Twenty Pacific climate activists have travelled to Tonga for the Pacific Islands Forum Leaders Meeting, where leaders will deliberate on the region’s most pressing issues. This year’s meeting, from August 26 to 30, will be held against a backdrop of sovereignty struggles, socioeconomic threats, and ever-increasing climate disasters. Of the 18 Pacific Island Forum countries, Australia and New Zealand are founding members, with significant political sway on the meeting’s outcomes.

For this reason, I have returned to my home country of Tonga, with four other young Pacific Island Australians as part of the Pacific Climate Warriors. We are a youth-led grassroots network tackling the impacts of climate change, while also trying to mobilize Pacific communities to be a part of the renewable energy transition. While many of these communities are in Pacific Island countries, some of them are also in the western suburbs of Sydney and the southern districts of Brisbane. 

As Pacific diaspora, we live in the duality of concern for our island homes with the agency as voting citizens living in the world’s third largest fossil fuel exporting nation. How do you grapple with the erosion of your ancestral island when your current home feeds the impending wave threatening shorelines? 

A recent report revealed that in 2021, Australia was the third largest exporter of primary fossil fuels after Russia and the United States, but the second largest when it comes to emissions, given the large proportion of emissions-intensive coal exports. Every tonne of coal exported from Australia exports climate catastrophe to the Pacific. Every new gas field robs First Nations communities in Australia of land and water. We carry this awareness as we return to our island homes, where the Albanese government’s foreign policies carry notable weight with Pacific regional decisions. 

At the same time, it is important to acknowledge that Australia has contributed $100 million to the Pacific Resilience Facility, a groundbreaking climate finance mechanism that will be a major priority in discussions this week. But as a key member of the Pacific Islands Forum, it is crucial that Australia not drill holes in the proverbial bucket that they are helping our islands fill. To continue the extraction and export of coal and gas is to make the financial burden of Pacific climate resilience heavier and harder to bear.

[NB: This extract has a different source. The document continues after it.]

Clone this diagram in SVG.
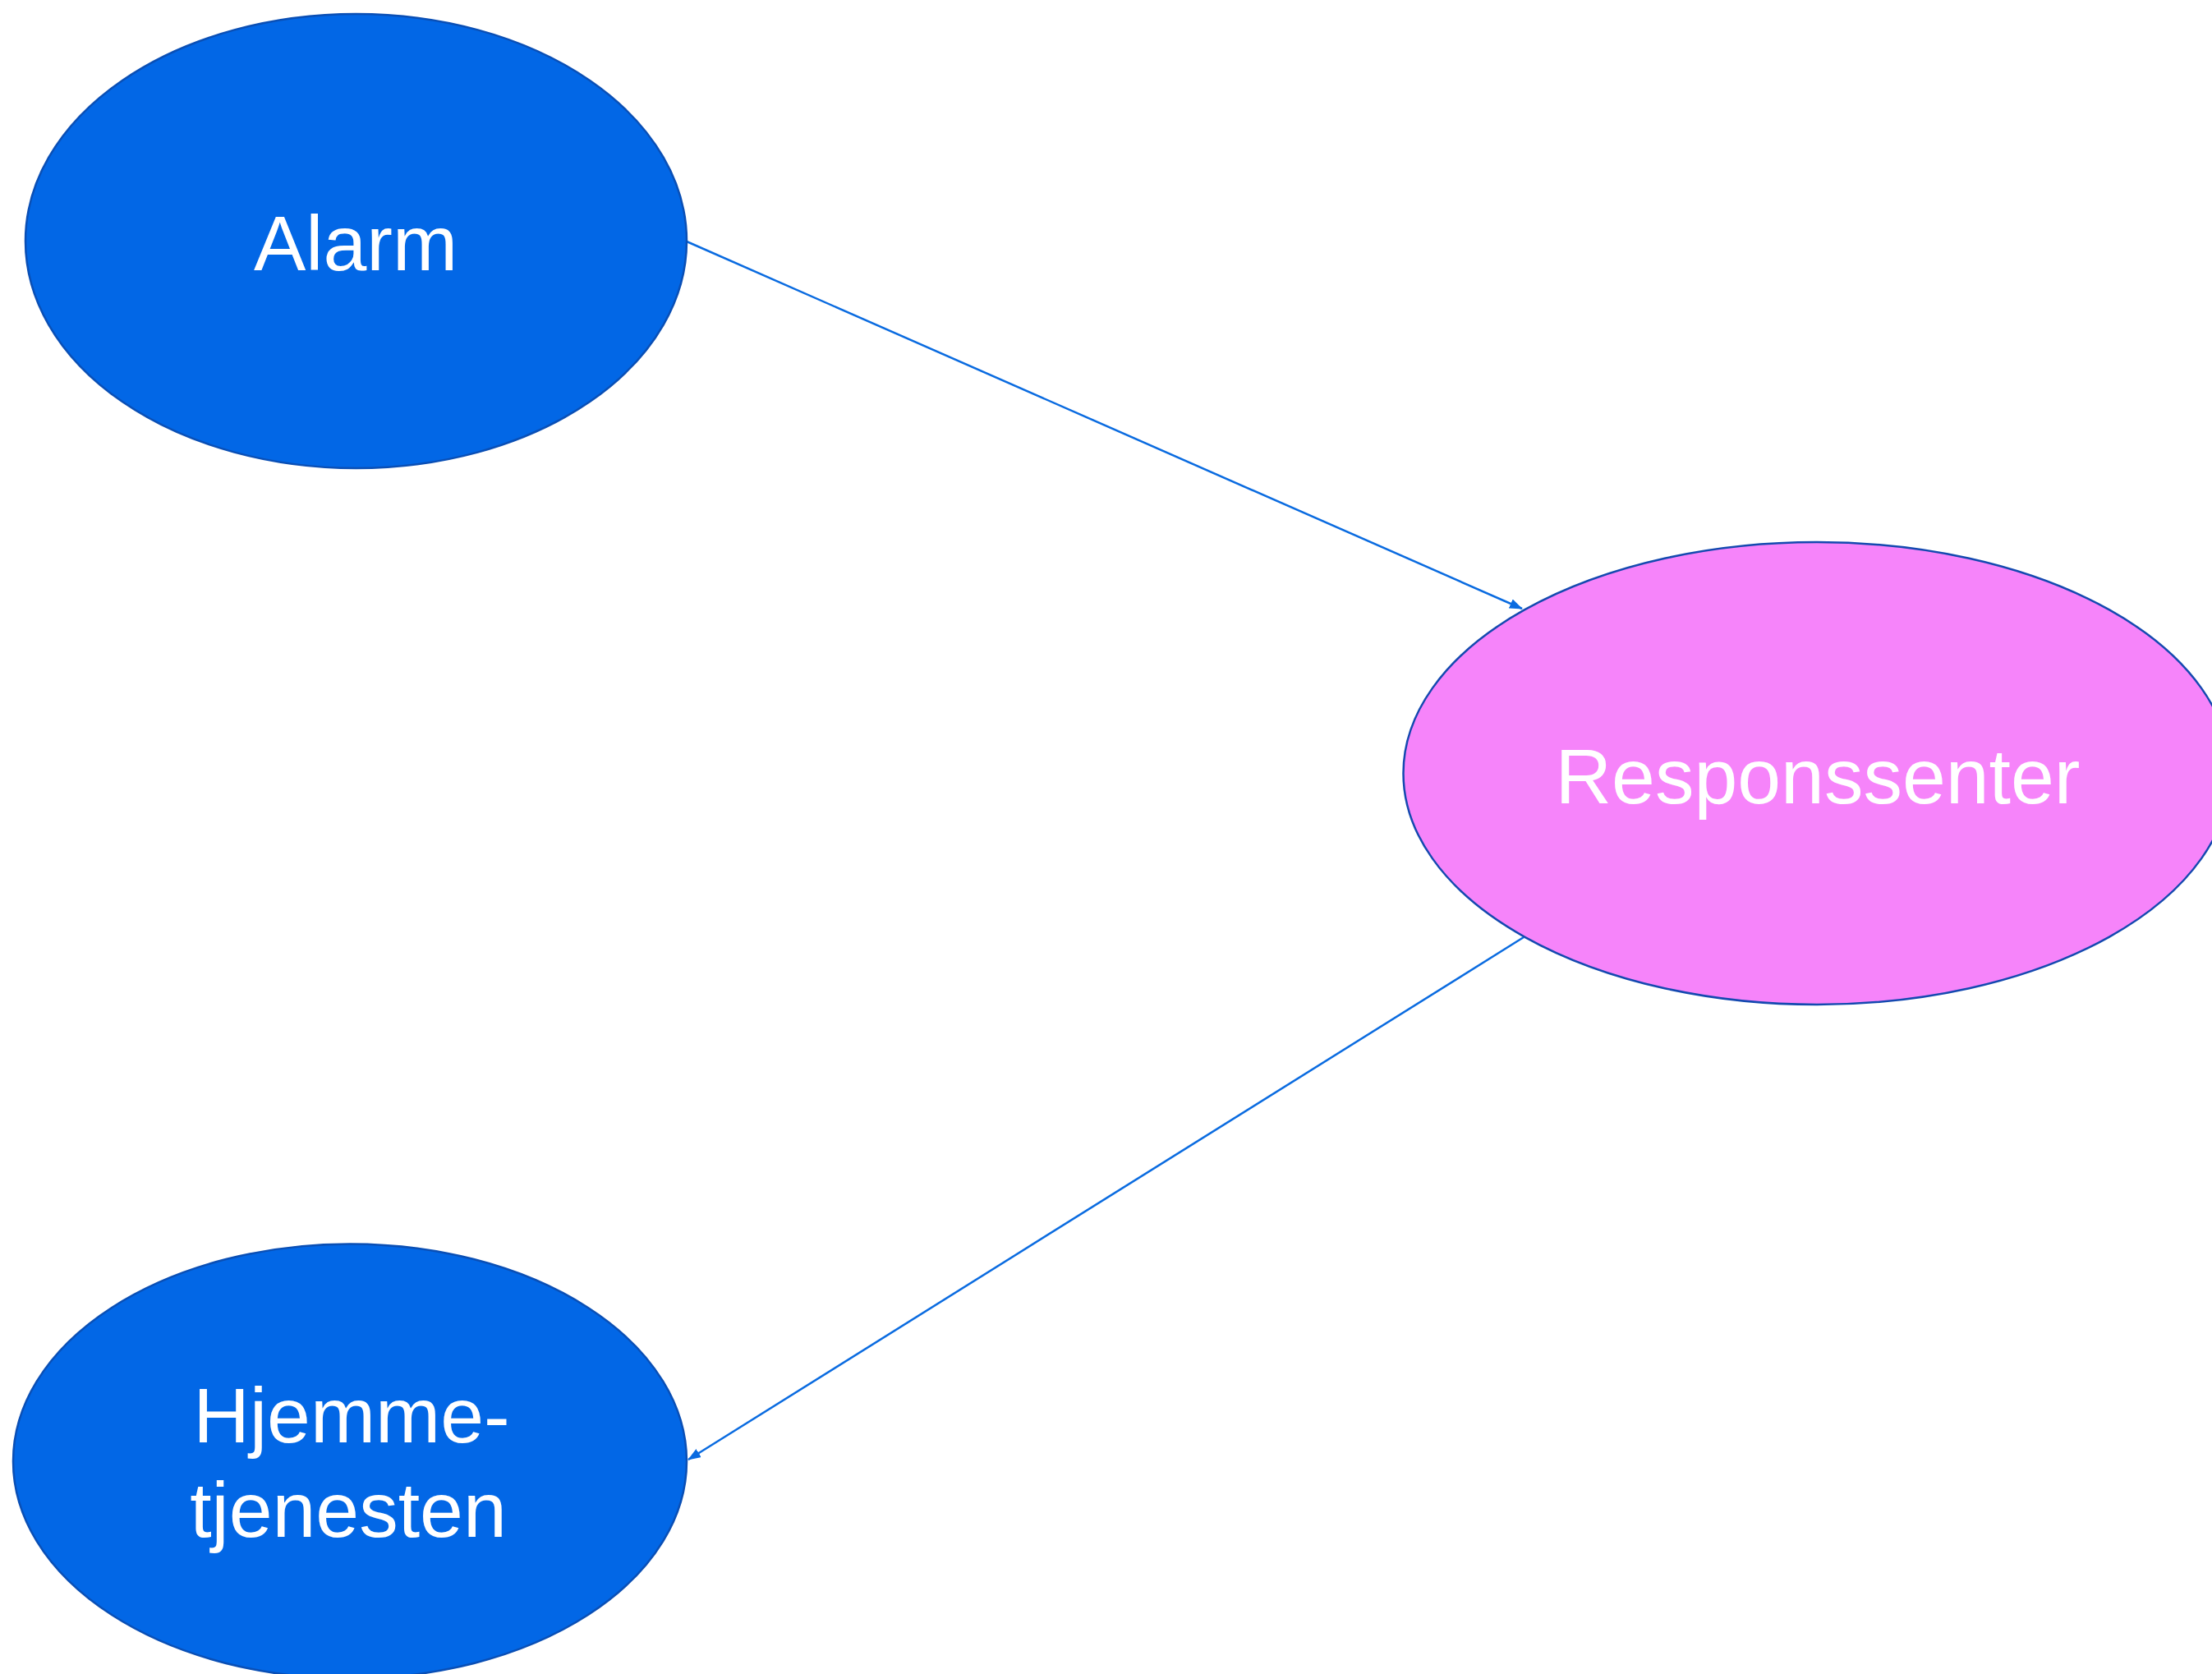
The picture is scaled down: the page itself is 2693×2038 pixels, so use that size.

And resilience is not just recovery. Walking down Taufa’ahau Road in the aftermath of Cyclone Gita in 2018, I saw a common scene among the devastation of Tongan households: Families and neighbors, huddled around a single portable battery, charging cell phones to find out if their loved ones made it through the storm. It was clear then that resilience also means energy security, economic prosperity, and the ability to build back better. While leaders deliberate the Pacific’s ability to face the climate crisis, the overhanging dream of a just energy transition sits within our grasp. Australia’s support in the realization of this goal will be crucial, as they set themselves up to be a renewable energy leader and potential hosts of COP31.

So as my island home plays host to the region’s most crucial diplomatic deliberations, my adopted home of Australia has much to do to be considered a true climate leader and Pacific “big brother.” The sentiment of a regional family is honorable, but in the Pacific, true kinship is built on the needs of many over the needs of one. And the Pacific needs an ocean-wide phase out of fossil fuels and a doorway into the just energy transition for our islands to survive.